The Amsterdam Call for Action on Open Science is a document that advocates for "full open access for all scientific publications", and endorses an environment where "data sharing and stewardship is the default approach for all publicly funded research".

==History==
The Amsterdam Call for Action on Open Science was first produced as a draft at an Open Science meeting that was organized by the Dutch Presidency of the Council of the European Union on April 4 and 5, 2016, in Amsterdam. The draft presented to meeting participants in the morning of the 5th had twelve actions. These were commented on by participants, split up in various parallel sessions, and refined during the afternoon. The edits were not completed during the meeting and unlike the meeting schedule suggested, the Call text was not released on the 5th. Nevertheless, the draft was symbolically presented to Sander Dekker and the Dutch Presidency. On April 6, the updated version was released for public commenting on a wiki. In a mail which participants received it was stated that comments could be placed until 14 April.

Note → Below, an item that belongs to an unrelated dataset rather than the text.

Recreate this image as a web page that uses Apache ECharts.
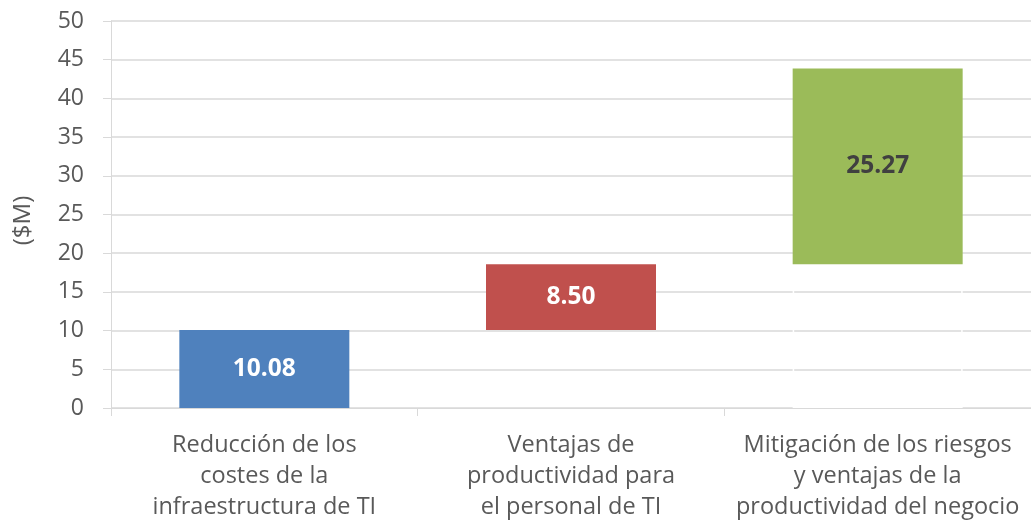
<!DOCTYPE html>
<html>
<head>
<meta charset="utf-8">
<script src="https://cdn.jsdelivr.net/npm/echarts@6/dist/echarts.min.js"></script>
<style>html,body{margin:0;padding:0;background:#fff;}#c{width:1031px;height:521px;}</style>
</head>
<body>
<div id="c"></div>
<script>
const categories = [
  "Reducción de los\ncostes de la\ninfraestructura de TI",
  "Ventajas de\nproductividad para\nel personal de TI",
  "Mitigación de los riesgos\ny ventajas de la\nproductividad del negocio"
];
const values = [10.08, 8.50, 25.27];
const barColors = ["#4F81BD", "#C0504D", "#9BBB59"];
const labelColors = ["#FFFFFF", "#FFFFFF", "#404040"];
const baseBorder = [0, 0, 1.5];
const yAxisName = "($M)";

const bases = [];
let acc = 0;
values.forEach(v => { bases.push(acc); acc += v; });

const FONT = "Open Sans";
const chart = echarts.init(document.getElementById('c'), null, {renderer: 'canvas'});
chart.setOption({
  animation: false,
  grid: {left: 111, right: 0, top: 21, bottom: 113, containLabel: false, outerBoundsMode: 'none'},
  xAxis: {
    type: 'category',
    data: categories,
    axisLine: {lineStyle: {color: '#D9D9D9', width: 1}},
    axisTick: {show: true, length: 8, lineStyle: {color: '#D9D9D9'}},
    axisLabel: {interval: 0, color: '#595959', fontFamily: FONT, fontSize: 23.5, lineHeight: 31, margin: 22}
  },
  yAxis: {
    type: 'value',
    min: 0, max: 50, interval: 5,
    name: yAxisName,
    nameLocation: 'middle',
    nameGap: 76,
    nameRotate: 90,
    nameTextStyle: {color: '#595959', fontFamily: FONT, fontSize: 24, padding: [0, 0, 0, -12]},
    axisLine: {show: true, lineStyle: {color: '#D9D9D9'}},
    axisTick: {show: true, length: 8, lineStyle: {color: '#D9D9D9'}},
    splitLine: {lineStyle: {color: '#D9D9D9', width: 1.5}},
    axisLabel: {color: '#595959', fontFamily: FONT, fontSize: 23, margin: 27}
  },
  series: [
    {
      type: 'bar', stack: 'w', barWidth: 170,
      data: bases.map((b, i) => ({
        value: b,
        itemStyle: {color: 'transparent', borderColor: '#FFFFFF', borderWidth: baseBorder[i]}
      })),
      emphasis: {disabled: true},
      silent: true
    },
    {
      type: 'bar', stack: 'w', barWidth: 170,
      data: values.map((v, i) => ({
        value: v,
        itemStyle: {color: barColors[i]},
        label: {color: labelColors[i]}
      })),
      label: {
        show: true, position: 'inside',
        fontFamily: FONT, fontWeight: 'bold', fontSize: 24.5,
        formatter: p => p.value.toFixed(2)
      }
    }
  ]
});
</script>
</body>
</html>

The finalised Call for Action was input to the Competitiveness Council on 27 May, led by the Dutch State Secretary for Education, Culture and Science Sander Dekker. In the main results of this meeting a reference was made to the Call for Action in the document called "Outcome of the Council Meeting". It was also referred to in the Draft Council conclusions on the transition towards an Open Science system, point 3 under the section on Open Science. In the press comments on the meeting of the Competitiveness Council, the focus was mainly on the fact that European leaders call for ‘immediate’ open access to all scientific papers by 2020.